> _Problem statement_
Do not copy the pictures. Write out the lines from the start of the entries through the line containing "(0,0) grid (758,416);".

> _Data for processing_

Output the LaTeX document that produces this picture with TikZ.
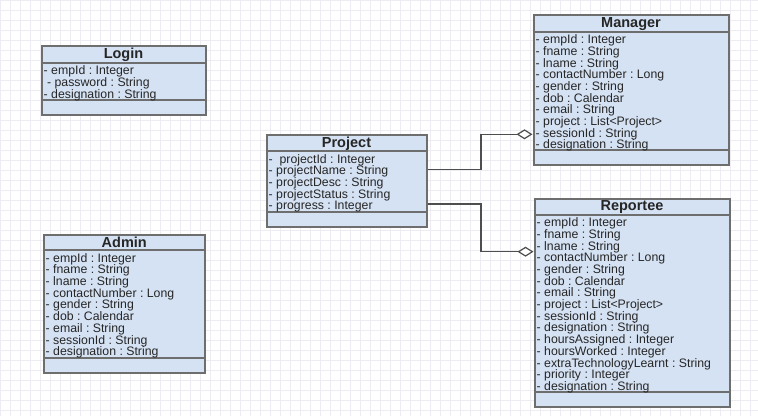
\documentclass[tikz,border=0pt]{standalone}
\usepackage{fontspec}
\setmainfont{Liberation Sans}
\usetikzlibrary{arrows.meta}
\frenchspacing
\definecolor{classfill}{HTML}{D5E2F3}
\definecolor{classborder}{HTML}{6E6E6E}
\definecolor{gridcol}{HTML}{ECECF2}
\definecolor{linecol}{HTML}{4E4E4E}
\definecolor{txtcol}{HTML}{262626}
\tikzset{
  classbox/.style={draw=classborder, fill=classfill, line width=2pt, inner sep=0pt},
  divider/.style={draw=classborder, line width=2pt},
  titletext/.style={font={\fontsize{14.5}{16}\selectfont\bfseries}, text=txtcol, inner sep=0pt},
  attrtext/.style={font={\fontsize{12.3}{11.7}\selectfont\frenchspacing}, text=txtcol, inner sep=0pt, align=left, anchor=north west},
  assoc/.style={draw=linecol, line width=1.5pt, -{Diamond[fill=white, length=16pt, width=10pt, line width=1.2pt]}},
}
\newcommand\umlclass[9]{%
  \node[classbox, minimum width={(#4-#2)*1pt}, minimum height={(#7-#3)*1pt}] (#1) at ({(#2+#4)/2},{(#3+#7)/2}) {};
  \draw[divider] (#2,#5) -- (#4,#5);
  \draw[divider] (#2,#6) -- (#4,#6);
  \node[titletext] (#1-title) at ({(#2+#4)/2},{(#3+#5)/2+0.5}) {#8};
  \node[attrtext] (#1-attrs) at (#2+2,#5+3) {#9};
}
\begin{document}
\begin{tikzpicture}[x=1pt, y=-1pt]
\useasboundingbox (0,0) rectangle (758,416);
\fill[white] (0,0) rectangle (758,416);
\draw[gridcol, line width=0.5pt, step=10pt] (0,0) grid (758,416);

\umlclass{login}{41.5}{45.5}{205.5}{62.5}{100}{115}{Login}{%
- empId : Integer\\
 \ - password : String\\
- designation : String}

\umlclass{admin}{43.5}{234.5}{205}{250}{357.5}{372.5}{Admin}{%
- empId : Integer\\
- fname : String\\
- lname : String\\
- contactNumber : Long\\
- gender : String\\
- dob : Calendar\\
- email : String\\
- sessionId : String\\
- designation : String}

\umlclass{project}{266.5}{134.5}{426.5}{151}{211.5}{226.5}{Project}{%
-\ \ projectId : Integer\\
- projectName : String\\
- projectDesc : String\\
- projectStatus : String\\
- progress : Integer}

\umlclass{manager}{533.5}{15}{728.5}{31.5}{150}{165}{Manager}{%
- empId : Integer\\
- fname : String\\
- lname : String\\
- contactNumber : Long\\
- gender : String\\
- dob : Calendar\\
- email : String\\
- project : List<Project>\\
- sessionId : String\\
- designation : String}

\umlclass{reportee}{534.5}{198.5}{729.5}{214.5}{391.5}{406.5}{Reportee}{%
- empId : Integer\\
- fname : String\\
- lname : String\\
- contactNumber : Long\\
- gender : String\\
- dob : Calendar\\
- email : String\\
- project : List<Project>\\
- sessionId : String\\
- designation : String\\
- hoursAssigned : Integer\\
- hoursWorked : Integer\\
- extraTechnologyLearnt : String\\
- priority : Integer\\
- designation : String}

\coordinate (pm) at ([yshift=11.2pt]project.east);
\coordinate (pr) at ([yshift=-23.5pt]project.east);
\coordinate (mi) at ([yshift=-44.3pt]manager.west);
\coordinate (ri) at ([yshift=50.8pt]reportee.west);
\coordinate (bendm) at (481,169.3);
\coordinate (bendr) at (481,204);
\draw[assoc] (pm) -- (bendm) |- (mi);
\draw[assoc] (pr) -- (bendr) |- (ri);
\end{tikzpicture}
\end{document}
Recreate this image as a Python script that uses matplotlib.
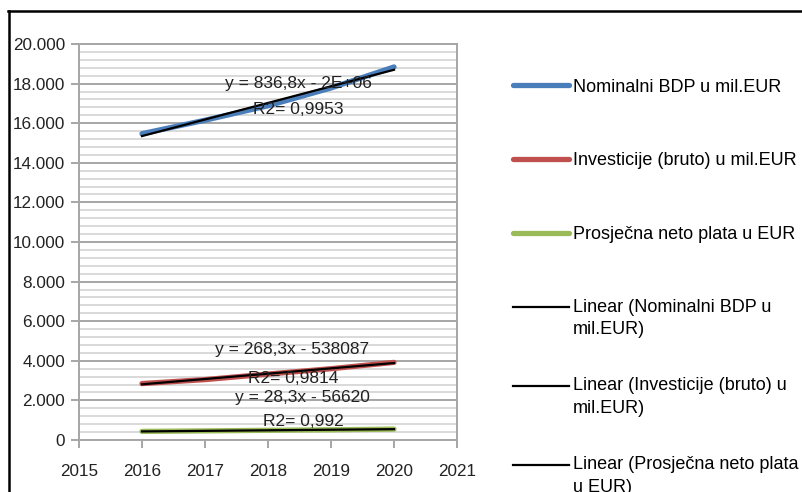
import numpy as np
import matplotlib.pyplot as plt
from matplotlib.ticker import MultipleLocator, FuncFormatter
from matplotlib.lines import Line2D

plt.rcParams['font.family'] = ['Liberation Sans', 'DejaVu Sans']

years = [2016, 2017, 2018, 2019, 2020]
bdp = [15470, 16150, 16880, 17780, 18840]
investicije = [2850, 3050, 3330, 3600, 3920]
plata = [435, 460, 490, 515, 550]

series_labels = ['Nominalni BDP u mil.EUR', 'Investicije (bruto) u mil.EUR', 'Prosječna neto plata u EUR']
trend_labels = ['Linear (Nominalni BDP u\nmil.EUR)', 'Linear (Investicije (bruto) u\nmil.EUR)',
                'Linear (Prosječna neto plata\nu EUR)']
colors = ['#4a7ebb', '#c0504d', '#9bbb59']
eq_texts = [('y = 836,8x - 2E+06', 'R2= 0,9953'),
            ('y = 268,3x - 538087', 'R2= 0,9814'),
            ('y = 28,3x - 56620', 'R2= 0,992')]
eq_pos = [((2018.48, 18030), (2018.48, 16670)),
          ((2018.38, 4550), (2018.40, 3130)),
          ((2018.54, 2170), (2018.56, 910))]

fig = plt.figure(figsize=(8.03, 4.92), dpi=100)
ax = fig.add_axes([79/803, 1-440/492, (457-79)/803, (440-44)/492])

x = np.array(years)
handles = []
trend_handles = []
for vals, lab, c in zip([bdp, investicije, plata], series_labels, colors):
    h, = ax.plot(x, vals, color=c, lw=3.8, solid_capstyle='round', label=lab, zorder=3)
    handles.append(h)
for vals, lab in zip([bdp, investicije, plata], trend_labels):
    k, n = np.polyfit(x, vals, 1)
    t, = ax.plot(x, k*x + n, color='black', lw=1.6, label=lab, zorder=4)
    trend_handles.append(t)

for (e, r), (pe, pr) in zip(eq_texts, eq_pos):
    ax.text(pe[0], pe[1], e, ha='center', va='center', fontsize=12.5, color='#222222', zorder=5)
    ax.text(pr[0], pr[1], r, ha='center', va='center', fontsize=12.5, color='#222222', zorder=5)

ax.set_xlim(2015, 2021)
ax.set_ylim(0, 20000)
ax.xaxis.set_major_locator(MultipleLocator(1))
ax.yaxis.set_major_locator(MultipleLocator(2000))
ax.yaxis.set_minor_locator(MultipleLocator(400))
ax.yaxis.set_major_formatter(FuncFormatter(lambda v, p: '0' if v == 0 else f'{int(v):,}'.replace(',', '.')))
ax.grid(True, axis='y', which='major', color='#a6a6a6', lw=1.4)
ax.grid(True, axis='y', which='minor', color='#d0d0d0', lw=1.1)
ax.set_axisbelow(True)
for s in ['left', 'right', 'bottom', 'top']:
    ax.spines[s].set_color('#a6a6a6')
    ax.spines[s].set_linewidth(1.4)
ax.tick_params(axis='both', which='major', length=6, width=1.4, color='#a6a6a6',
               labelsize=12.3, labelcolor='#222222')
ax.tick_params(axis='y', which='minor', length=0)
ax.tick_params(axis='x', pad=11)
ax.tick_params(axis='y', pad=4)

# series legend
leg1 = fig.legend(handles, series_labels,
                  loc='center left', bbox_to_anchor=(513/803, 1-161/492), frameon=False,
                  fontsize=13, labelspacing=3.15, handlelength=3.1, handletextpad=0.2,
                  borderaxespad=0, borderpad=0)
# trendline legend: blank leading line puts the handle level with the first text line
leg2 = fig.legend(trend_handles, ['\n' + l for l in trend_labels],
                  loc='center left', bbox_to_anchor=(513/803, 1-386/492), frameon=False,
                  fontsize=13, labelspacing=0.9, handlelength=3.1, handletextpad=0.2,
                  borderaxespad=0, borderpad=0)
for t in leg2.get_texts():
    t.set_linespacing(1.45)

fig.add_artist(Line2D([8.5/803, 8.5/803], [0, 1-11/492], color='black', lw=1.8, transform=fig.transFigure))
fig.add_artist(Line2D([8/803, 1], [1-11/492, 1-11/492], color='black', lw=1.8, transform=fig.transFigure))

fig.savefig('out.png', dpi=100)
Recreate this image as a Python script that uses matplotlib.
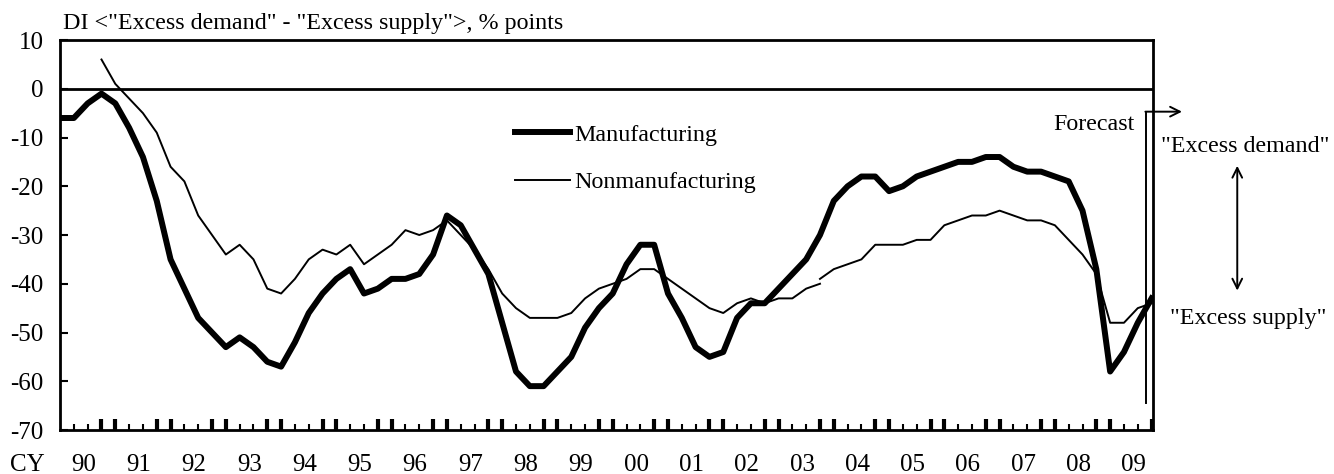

> _Output for this task_
Output the LaTeX document that produces this picture with TikZ.
\documentclass[tikz,border=0pt]{standalone}
\usepackage{fontspec}
\setmainfont{Liberation Sans}
\usetikzlibrary{arrows.meta}
\frenchspacing
\definecolor{classfill}{HTML}{D5E2F3}
\definecolor{classborder}{HTML}{6E6E6E}
\definecolor{gridcol}{HTML}{ECECF2}
\definecolor{linecol}{HTML}{4E4E4E}
\definecolor{txtcol}{HTML}{262626}
\tikzset{
  classbox/.style={draw=classborder, fill=classfill, line width=2pt, inner sep=0pt},
  divider/.style={draw=classborder, line width=2pt},
  titletext/.style={font={\fontsize{14.5}{16}\selectfont\bfseries}, text=txtcol, inner sep=0pt},
  attrtext/.style={font={\fontsize{12.3}{11.7}\selectfont\frenchspacing}, text=txtcol, inner sep=0pt, align=left, anchor=north west},
  assoc/.style={draw=linecol, line width=1.5pt, -{Diamond[fill=white, length=16pt, width=10pt, line width=1.2pt]}},
}
\newcommand\umlclass[9]{%
  \node[classbox, minimum width={(#4-#2)*1pt}, minimum height={(#7-#3)*1pt}] (#1) at ({(#2+#4)/2},{(#3+#7)/2}) {};
  \draw[divider] (#2,#5) -- (#4,#5);
  \draw[divider] (#2,#6) -- (#4,#6);
  \node[titletext] (#1-title) at ({(#2+#4)/2},{(#3+#5)/2+0.5}) {#8};
  \node[attrtext] (#1-attrs) at (#2+2,#5+3) {#9};
}
\begin{document}
\begin{tikzpicture}[x=1pt, y=-1pt]
\useasboundingbox (0,0) rectangle (758,416);
\fill[white] (0,0) rectangle (758,416);
\draw[gridcol, line width=0.5pt, step=10pt] (0,0) grid (758,416);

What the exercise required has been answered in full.